Fracture statistics of brittle materials - parametric model validity

Abstract

For brittle materials, a parametric approach is commonly used in the estimation of the (population) strength distribution (very often simply assumed to be Weibull); validity relies implicitly on the assumed distribution being correct. A number of models leading to failure distributions have been claimed to be justifiable by the physical processes involved (i.e. as having a theoretical basis). These models have been claimed to have been developed by a consideration of aspects such as flaw characteristics, microstructure, fracture mechanics and statistics; observed data are not taken into account. Objectives: to examine critically the theoretical bases proposed for these models (and hence, of the derived distribution) and the means of selection in general. Methods: The validity of all aspects of all known models was examined in detail through a dissection of the arguments, careful identification of the underlying assumptions (both stated and unstated), and a thorough evaluation of their compatibility with materials science, fracture mechanics and statistics.
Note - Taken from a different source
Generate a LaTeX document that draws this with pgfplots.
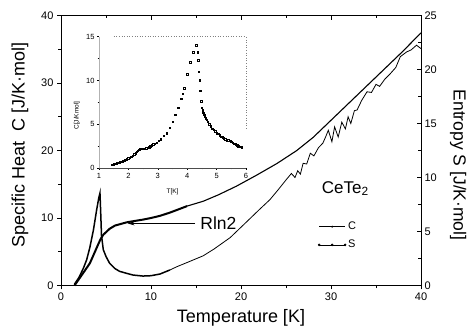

Secondly, the ability to check if an assumed distribution is correct was examined. Results: No argument examined can be considered sound: continuum models violate linear elastic fracture mechanics (LEFM); the Weibull distribution does not follow extreme value theory and does not legitimately derive from LEFM; lattice-based models rely on several restrictive and unlikely requirements. The only certain information about strength distributions is that they are bounded above and below. The power of goodness-of-fit tests is limited for (typically used) small sample sizes, and thus the reverse support for the validity of an assumed distribution from experimental data is weak. Conclusions: No distribution can be assumed a priori. Consequently, in each case, the experimental data must be employed in choosing an appropriate distribution, which must therefore pass an explicit statistical goodness-of-fit test before being accepted. However, sample sizes larger than those commonly used are required.